Last week, fireworks regulations in Shanghai were tightened to include a new rule stating ‘fireworks are prohibited from being used around high-rise buildings outside the Outer Ring Road, that are covered with flammable materials.’
The Regulations on Safety Management of Fireworks in Shanghai, which was issued in 1995, is a local directive proposed by the government of Shanghai, aimed at reducing both air pollution and the safety risks associated with fireworks usage. The last time an amendment was made to the regulation was December 30, 2015, which saw the banning of fireworks within the Outer Ring Road.
This new extension on the ban will also extend to the whole city on heavily-polluted days.
In addition to high-rise buildings covered with flammable materials, fireworks are also banned in the following areas outside the Outer Ring Road: government buildings, historic sites, transportation hubs (including bus stations, ferries, metro stations and airports), compounds where inflammable and explosive materials are produced, sold or stored, energy facilities, hospitals, kindergartens, schools, senior homes, as well as densely-populated places such as shopping malls and religious sites.

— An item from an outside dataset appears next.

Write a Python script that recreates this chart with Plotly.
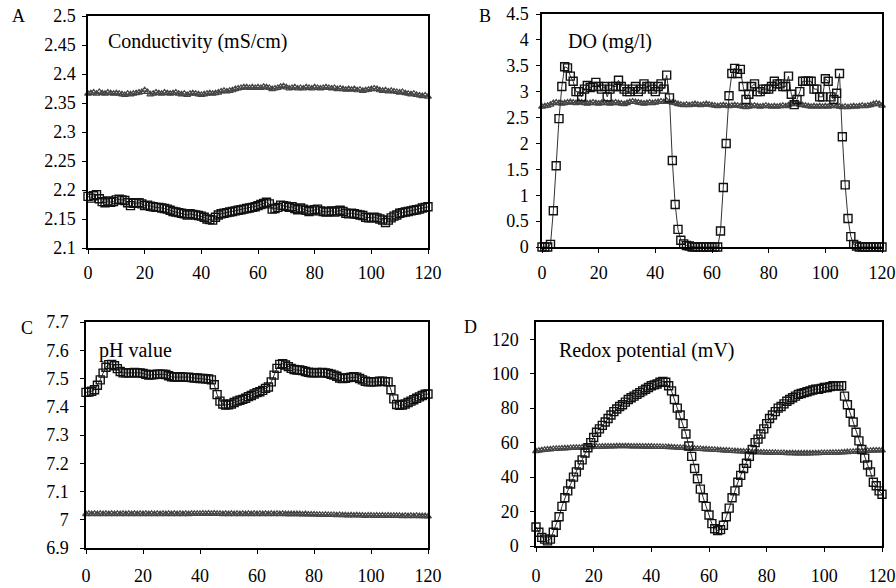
import plotly.graph_objects as go

minutes = list(range(0, 121))
x_ticks = [0, 20, 40, 60, 80, 100, 120]

cond_sq = [2.189, 2.186, 2.190, 2.192, 2.185, 2.180, 2.178, 2.181, 2.179, 2.180,
           2.183, 2.184, 2.183, 2.182, 2.178, 2.173, 2.177, 2.178, 2.178, 2.176,
           2.173, 2.174, 2.172, 2.171, 2.170, 2.170, 2.169, 2.168, 2.167, 2.165,
           2.163, 2.162, 2.161, 2.160, 2.159, 2.157, 2.159, 2.158, 2.157, 2.156,
           2.155, 2.153, 2.150, 2.149, 2.148, 2.153, 2.157, 2.159, 2.160, 2.161,
           2.162, 2.163, 2.164, 2.165, 2.166, 2.167, 2.168, 2.169, 2.170, 2.171,
           2.173, 2.175, 2.177, 2.179, 2.176, 2.167, 2.168, 2.170, 2.174, 2.173,
           2.172, 2.170, 2.171, 2.168, 2.166, 2.169, 2.167, 2.165, 2.163, 2.164,
           2.166, 2.167, 2.164, 2.163, 2.162, 2.163, 2.164, 2.162, 2.164, 2.165,
           2.163, 2.160, 2.159, 2.160, 2.159, 2.158, 2.157, 2.156, 2.153, 2.152,
           2.152, 2.153, 2.152, 2.150, 2.148, 2.144, 2.148, 2.152, 2.155, 2.157,
           2.160, 2.161, 2.162, 2.163, 2.164, 2.165, 2.166, 2.167, 2.169, 2.170,
           2.171]
cond_tri = [2.366, 2.367, 2.368, 2.366, 2.369, 2.367, 2.366, 2.368, 2.367, 2.366,
            2.367, 2.366, 2.365, 2.364, 2.366, 2.365, 2.366, 2.367, 2.368, 2.369,
            2.372, 2.369, 2.365, 2.366, 2.368, 2.367, 2.366, 2.368, 2.367, 2.366,
            2.367, 2.368, 2.366, 2.365, 2.366, 2.364, 2.366, 2.367, 2.366, 2.365,
            2.364, 2.365, 2.366, 2.367, 2.366, 2.367, 2.368, 2.370, 2.371, 2.370,
            2.371, 2.372, 2.374, 2.375, 2.376, 2.377, 2.377, 2.376, 2.377, 2.376,
            2.377, 2.376, 2.378, 2.377, 2.376, 2.374, 2.375, 2.376, 2.378, 2.379,
            2.377, 2.375, 2.376, 2.377, 2.375, 2.376, 2.375, 2.377, 2.376, 2.375,
            2.377, 2.376, 2.375, 2.376, 2.377, 2.376, 2.375, 2.376, 2.374, 2.375,
            2.374, 2.373, 2.374, 2.373, 2.374, 2.372, 2.373, 2.371, 2.372, 2.373,
            2.374, 2.375, 2.374, 2.372, 2.371, 2.372, 2.370, 2.371, 2.370, 2.369,
            2.368, 2.369, 2.367, 2.366, 2.365, 2.366, 2.364, 2.363, 2.362, 2.363,
            2.361]

do_sq = [0, 0, 0, 0.05, 0.7, 1.57, 2.48, 3.1, 3.48, 3.46,
         3.3, 3.2, 3.0, 3.0, 2.9, 3.05, 3.12, 3.08, 3.1, 3.18,
         3.1, 3.05, 3.1, 2.9, 3.05, 3.1, 3.1, 3.22, 3.1, 3.05,
         3.0, 3.0, 3.05, 3.1, 3.0, 3.05, 3.15, 3.1, 3.1, 3.05,
         3.0, 3.1, 3.15, 3.05, 3.32, 2.88, 1.67, 0.82, 0.34, 0.13,
         0.06, 0.03, 0.02, 0, 0, 0, 0, 0, 0, 0,
         0, 0, 0, 0.31, 1.15, 2.0, 2.92, 3.35, 3.45, 3.35,
         3.43, 3.1, 2.85, 2.95, 3.1, 3.15, 3.0, 3.0, 3.05, 3.05,
         3.05, 3.1, 3.2, 3.15, 3.15, 3.1, 3.1, 3.3, 2.95, 2.75,
         2.85, 3.0, 3.2, 3.2, 3.2, 3.2, 3.05, 3.05, 2.9, 2.9,
         3.25, 3.2, 2.9, 2.85, 2.97, 3.35, 2.13, 1.2, 0.55, 0.2,
         0.05, 0.02, 0, 0, 0, 0, 0, 0, 0, 0,
         0]
do_tri = [2.71, 2.72, 2.73, 2.75, 2.78, 2.79, 2.78, 2.77, 2.78, 2.79,
          2.80, 2.79, 2.78, 2.80, 2.79, 2.78, 2.77, 2.78, 2.79, 2.78,
          2.77, 2.78, 2.79, 2.78, 2.77, 2.78, 2.79, 2.78, 2.77, 2.76,
          2.78, 2.80, 2.81, 2.80, 2.79, 2.78, 2.77, 2.78, 2.79, 2.78,
          2.79, 2.80, 2.81, 2.80, 2.82, 2.80, 2.79, 2.78, 2.76, 2.75,
          2.74, 2.75, 2.74, 2.75, 2.76, 2.75, 2.74, 2.75, 2.76, 2.75,
          2.74, 2.73, 2.72, 2.73, 2.74, 2.73, 2.72, 2.73, 2.74, 2.73,
          2.72, 2.71, 2.70, 2.71, 2.72, 2.73, 2.72, 2.71, 2.72, 2.73,
          2.72, 2.71, 2.72, 2.71, 2.72, 2.73, 2.72, 2.74, 2.76, 2.77,
          2.76, 2.75, 2.74, 2.73, 2.72, 2.71, 2.72, 2.71, 2.72, 2.71,
          2.72, 2.71, 2.72, 2.73, 2.72, 2.71, 2.70, 2.71, 2.70, 2.71,
          2.72, 2.71, 2.72, 2.73, 2.72, 2.73, 2.74, 2.76, 2.77, 2.76,
          2.73]

ph_sq = [7.451, 7.452, 7.455, 7.46, 7.476, 7.495, 7.519, 7.54, 7.549, 7.55,
         7.545, 7.535, 7.525, 7.52, 7.52, 7.52, 7.52, 7.521, 7.52, 7.52,
         7.518, 7.515, 7.512, 7.513, 7.514, 7.515, 7.515, 7.515, 7.514, 7.51,
         7.506, 7.505, 7.505, 7.506, 7.505, 7.504, 7.505, 7.503, 7.502, 7.502,
         7.5, 7.5, 7.499, 7.498, 7.495, 7.478, 7.443, 7.42, 7.41, 7.406,
         7.407, 7.41, 7.415, 7.42, 7.423, 7.426, 7.43, 7.436, 7.44, 7.445,
         7.45, 7.453, 7.458, 7.465, 7.47, 7.488, 7.512, 7.536, 7.55, 7.552,
         7.548, 7.542, 7.536, 7.532, 7.53, 7.53, 7.528, 7.525, 7.522, 7.52,
         7.52, 7.521, 7.52, 7.521, 7.52, 7.518, 7.515, 7.512, 7.508, 7.502,
         7.5, 7.501, 7.503, 7.505, 7.506, 7.505, 7.5, 7.495, 7.49, 7.488,
         7.488, 7.489, 7.488, 7.49, 7.49, 7.489, 7.488, 7.46, 7.428, 7.408,
         7.405, 7.406, 7.41, 7.415, 7.42, 7.425, 7.43, 7.435, 7.44, 7.444,
         7.445]
ph_tri = [7.020, 7.021, 7.020, 7.021, 7.020, 7.021, 7.020, 7.021, 7.020, 7.021,
          7.020, 7.021, 7.020, 7.021, 7.020, 7.021, 7.020, 7.021, 7.020, 7.021,
          7.020, 7.021, 7.020, 7.021, 7.020, 7.021, 7.020, 7.021, 7.020, 7.021,
          7.020, 7.021, 7.020, 7.021, 7.020, 7.021, 7.020, 7.021, 7.021, 7.021,
          7.021, 7.022, 7.021, 7.022, 7.021, 7.022, 7.021, 7.021, 7.020, 7.021,
          7.020, 7.021, 7.020, 7.021, 7.020, 7.021, 7.020, 7.021, 7.020, 7.021,
          7.020, 7.021, 7.020, 7.021, 7.020, 7.021, 7.020, 7.021, 7.020, 7.021,
          7.020, 7.020, 7.020, 7.020, 7.020, 7.020, 7.019, 7.020, 7.019, 7.019,
          7.019, 7.018, 7.018, 7.017, 7.018, 7.017, 7.017, 7.017, 7.016, 7.017,
          7.016, 7.016, 7.015, 7.016, 7.015, 7.016, 7.015, 7.015, 7.014, 7.015,
          7.015, 7.014, 7.015, 7.014, 7.015, 7.014, 7.015, 7.014, 7.014, 7.014,
          7.014, 7.013, 7.014, 7.013, 7.014, 7.013, 7.014, 7.013, 7.013, 7.013,
          7.012]

orp_sq = [11, 8, 5, 4, 3, 4, 8, 12, 17, 23,
          28, 32, 36, 40, 43, 47, 50, 54, 57, 60,
          63, 66, 68, 70, 72, 74, 76, 78, 79.5, 81,
          82, 83.5, 85, 86, 87, 88, 89, 90, 91, 92,
          93, 93.5, 94, 95, 95.5, 95, 93, 90, 85, 80,
          76, 71, 65, 58, 52, 45, 39, 33, 28, 23,
          18, 13, 10, 9, 9.5, 12, 17, 22, 28, 32,
          37, 41, 45, 48, 52, 56, 60, 62, 65, 68,
          71, 74, 76, 78, 80, 81, 82.5, 84, 85, 86,
          87, 88, 88.5, 89, 89.5, 90, 90.5, 91, 91, 91.5,
          92, 92, 92.5, 93, 93, 93, 93, 87, 82, 77,
          72, 66, 61, 56, 51, 47, 43, 37, 35, 32,
          30]
orp_tri = [55.0, 55.3, 55.6, 55.8, 56.0, 56.1, 56.3, 56.4, 56.5, 56.6,
           56.7, 56.8, 56.9, 57.0, 57.1, 57.1, 57.2, 57.3, 57.3, 57.4,
           57.5, 57.6, 57.6, 57.7, 57.7, 57.8, 57.8, 57.8, 57.9, 57.9,
           57.9, 57.9, 57.9, 57.8, 57.8, 57.8, 57.8, 57.7, 57.7, 57.7,
           57.7, 57.6, 57.6, 57.6, 57.5, 57.5, 57.4, 57.3, 57.2, 57.1,
           57.0, 56.9, 56.8, 56.7, 56.6, 56.5, 56.4, 56.3, 56.2, 56.1,
           56.0, 55.9, 55.8, 55.7, 55.6, 55.5, 55.4, 55.3, 55.2, 55.1,
           55.0, 54.9, 54.8, 54.7, 54.6, 54.5, 54.4, 54.4, 54.3, 54.3,
           54.2, 54.2, 54.1, 54.1, 54.0, 54.0, 54.0, 53.9, 53.9, 53.9,
           53.8, 53.8, 53.8, 53.8, 53.8, 53.8, 53.9, 53.9, 53.9, 54.0,
           54.0, 54.0, 54.1, 54.1, 54.2, 54.2, 54.3, 54.4, 54.5, 54.6,
           54.7, 54.8, 54.9, 55.0, 55.1, 55.2, 55.3, 55.4, 55.5, 55.5,
           55.5]

panels = [
    # (label, title, squares, triangles, yrange, ytick step)
    ("A", "Conductivity (mS/cm)", cond_sq, cond_tri, [2.1, 2.5], 0.05),
    ("B", "DO (mg/l)", do_sq, do_tri, [0, 4.5], 0.5),
    ("C", "pH value", ph_sq, ph_tri, [6.9, 7.7], 0.1),
    ("D", "Redox potential (mV)", orp_sq, orp_tri, [0, 130], 20),
]

W, H = 896, 588
# plot boxes in window pixels: left, right, top, bottom
boxes = [(88, 428, 16, 248), (542, 882, 14, 247), (86, 428, 322, 548), (536, 882, 322, 546)]
label_pos = [(18, 16), (485, 16), (27, 328), (470, 327)]
title_pos = [(106, 41), (566, 42), (97, 350), (557, 350)]
y_standoff = [3, 4, 8, 8]
x_standoff = [4, 5, 7, 9]


def px(v):
    return v / W


def py(v):
    return 1 - v / H


FONT = "Times New Roman, Liberation Serif, serif"
fig = go.Figure()
annotations = []
for i, (lab, title, sq, tri, yr, dy) in enumerate(panels):
    n = i + 1
    xa = "x" if n == 1 else f"x{n}"
    ya = "y" if n == 1 else f"y{n}"
    fig.add_trace(go.Scatter(
        x=minutes, y=tri, mode="lines+markers", xaxis=xa, yaxis=ya,
        line=dict(color="#555555", width=1),
        marker=dict(symbol="triangle-up-open", size=6, color="#444444", line=dict(width=1.2)),
        cliponaxis=False, showlegend=False))
    fig.add_trace(go.Scatter(
        x=minutes, y=sq, mode="lines+markers", xaxis=xa, yaxis=ya,
        line=dict(color="#333333", width=1),
        marker=dict(symbol="square-open", size=8, color="#111111", line=dict(width=1.4)),
        cliponaxis=False, showlegend=False))
    l, r, t, b = boxes[i]
    axis_common = dict(showline=True, linecolor="black", linewidth=1.5, mirror=True,
                       ticks="outside", ticklen=4, tickcolor="black", showgrid=False,
                       zeroline=False, automargin=False, ticklabeloverflow="allow",
                       tickfont=dict(family=FONT, size=18, color="black"))
    xkey = "xaxis" if n == 1 else f"xaxis{n}"
    ykey = "yaxis" if n == 1 else f"yaxis{n}"
    fig.update_layout(**{
        xkey: dict(domain=[px(l), px(r)], anchor=ya, range=[0, 120], tickvals=x_ticks,
                   ticklabelstandoff=x_standoff[i], **axis_common),
        ykey: dict(domain=[py(b), py(t)], anchor=xa, range=yr, dtick=dy,
                   tick0=yr[0], ticklabelstandoff=y_standoff[i], **axis_common),
    })
    lx, ly = label_pos[i]
    annotations.append(dict(x=px(lx), y=py(ly), xref="paper", yref="paper", text=lab,
                            showarrow=False, xanchor="center", yanchor="middle",
                            font=dict(family=FONT, size=18, color="black")))
    tx, ty = title_pos[i]
    annotations.append(dict(x=px(tx), y=py(ty), xref="paper", yref="paper", text=title,
                            showarrow=False, xanchor="left", yanchor="middle",
                            font=dict(family=FONT, size=20, color="black")))

fig.update_layout(width=W, height=H, margin=dict(l=0, r=0, t=0, b=0),
                  paper_bgcolor="white", plot_bgcolor="white", annotations=annotations,
                  font=dict(family=FONT, color="black"), hovermode=False)
# remove the default 8px page margin so the 896x588 figure fills the window exactly
fig.write_html("out.html", config={"displayModeBar": False},
               post_script="document.body.style.margin='0';document.body.style.overflow='hidden';")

The government will continue to reinforce their requirement around the purchasing of firecrackers through authorized sources, by limiting the legal selling locations and cracking down on illegal places. Officials have advised that those who purchase fireworks will also be required to register their name with authorities.
Civilians are also encouraged to hand in any fireworks they have, and report illegal acts related to the improper use of fireworks, by calling 12345, 110 or 96119.

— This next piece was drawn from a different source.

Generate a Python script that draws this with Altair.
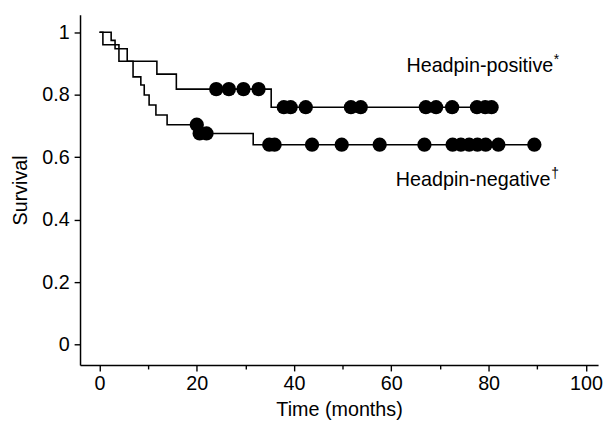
import altair as alt
import pandas as pd

# Kaplan-Meier step curves (time in months, survival)
pos_step_time = [0, 0.7, 4.0, 11.8, 15.8, 35.3, 80.6]
pos_step_surv = [1.0, 0.960, 0.907, 0.866, 0.818, 0.760, 0.760]

neg_step_time = [0, 2.4, 3.2, 5.7, 6.9, 8.5, 9.2, 10.2, 11.6, 13.9, 20.2, 31.6, 89.4]
neg_step_surv = [1.0, 0.974, 0.947, 0.907, 0.857, 0.831, 0.799, 0.767, 0.735, 0.704, 0.676, 0.640, 0.640]

# censored observations (dots)
pos_cens_time = [24.0, 26.6, 29.6, 32.7, 37.9, 39.3, 42.4, 51.7, 53.7, 67.1, 69.2, 72.5, 77.6, 79.3, 80.6]
pos_cens_surv = [0.818, 0.818, 0.818, 0.818, 0.76, 0.76, 0.76, 0.76, 0.76, 0.76, 0.76, 0.76, 0.76, 0.76, 0.76]

neg_cens_time = [20.0, 20.6, 22.0, 34.9, 36.0, 43.7, 49.8, 57.6, 66.8, 72.6, 74.3, 76.0, 77.7, 79.4, 82.0, 89.4]
neg_cens_surv = [0.704, 0.676, 0.676, 0.64, 0.64, 0.64, 0.64, 0.64, 0.64, 0.64, 0.64, 0.64, 0.64, 0.64, 0.64, 0.64]

# curve labels
label_text = ["Headpin-positive", "Headpin-negative"]
label_time = [93.3, 92.7]
label_surv = [0.873, 0.508]
sup_text = ["*", "\u2020"]
sup_time = [93.4, 92.9]
sup_surv = [0.899, 0.533]

x_ticks = [0, 5, 10, 15, 20, 25, 30, 35, 40, 45, 50, 55, 60, 65, 70, 75, 80, 85, 90, 95, 100]
y_ticks = [0, 0.1, 0.2, 0.3, 0.4, 0.5, 0.6, 0.7, 0.8, 0.9, 1.0]

steps = pd.concat([
    pd.DataFrame({"time": pos_step_time, "surv": pos_step_surv, "group": "positive"}),
    pd.DataFrame({"time": neg_step_time, "surv": neg_step_surv, "group": "negative"}),
])
cens = pd.concat([
    pd.DataFrame({"time": pos_cens_time, "surv": pos_cens_surv}),
    pd.DataFrame({"time": neg_cens_time, "surv": neg_cens_surv}),
])
labels = pd.DataFrame({"time": label_time, "surv": label_surv, "label": label_text})
sups = pd.DataFrame({"time": sup_time, "surv": sup_surv, "label": sup_text})

FONT = "Liberation Sans"

x_scale = alt.Scale(domain=[-4, 102.5], nice=False, zero=False)
y_scale = alt.Scale(domain=[-0.065, 1.056], nice=False, zero=False)

x_axis = alt.Axis(
    values=x_ticks,
    title="Time (months)",
    labelExpr="datum.value % 20 === 0 ? datum.label : ''",
    tickSize={"condition": {"test": "datum.value % 20 === 0", "value": 6}, "value": 4},
    labelPadding=3,
    titlePadding=6,
)
y_axis = alt.Axis(
    values=y_ticks,
    title="Survival",
    labelExpr="round(datum.value * 10) % 2 === 0 ? format(datum.value, '~g') : ''",
    tickSize={"condition": {"test": "round(datum.value * 10) % 2 === 0", "value": 6}, "value": 4},
    labelPadding=5,
    titlePadding=11,
)

line = alt.Chart(steps).mark_line(
    interpolate="step-after", color="black", strokeWidth=1.6
).encode(
    x=alt.X("time:Q", scale=x_scale, axis=x_axis),
    y=alt.Y("surv:Q", scale=y_scale, axis=y_axis),
    detail="group:N",
)

dots = alt.Chart(cens).mark_circle(size=210, color="black", opacity=1).encode(
    x="time:Q", y="surv:Q"
)

text = alt.Chart(labels).mark_text(
    align="right", baseline="alphabetic", fontSize=20, font=FONT, color="black"
).encode(x="time:Q", y="surv:Q", text="label:N")

sup = alt.Chart(sups).mark_text(
    align="left", baseline="alphabetic", fontSize=14, font=FONT, color="black"
).encode(x="time:Q", y="surv:Q", text="label:N")

chart = alt.layer(line, dots, text, sup).properties(
    width=525,
    height=355,
    padding={"left": 73, "top": 4, "right": 5, "bottom": 60},
    autosize=alt.AutoSizeParams(type="none"),
).configure_view(stroke=None).configure_axis(
    domainColor="black",
    domainWidth=1.5,
    tickColor="black",
    tickWidth=1.4,
    labelFont=FONT,
    labelFontSize=20,
    labelColor="black",
    titleFont=FONT,
    titleFontSize=20,
    titleFontWeight="normal",
    titleColor="black",
    grid=False,
)

chart.save("out.html", embed_options={"renderer": "svg", "actions": False})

The Leading Group of Safety Management of Fireworks confirmed the illegal use of fireworks is most likely to happen during New Year, Chinese New Year, January 5 in the lunar calendar (which, according to Chinese tradition, is the day to welcome the God of Fortune) and the Lantern Festival.
During these occasions, police and volunteers will join forces to supervise and discourage residents from violating the regulation. Those who insist on using fireworks will incur a monetary penalty of up to RMB500.
Although setting off fireworks is a traditional way to celebrate festivals in China, perhaps it’s time to reflect on the danger and environmental impact and investigate how these traditions can be replaced with something new to express our delight and expectations for the season ahead.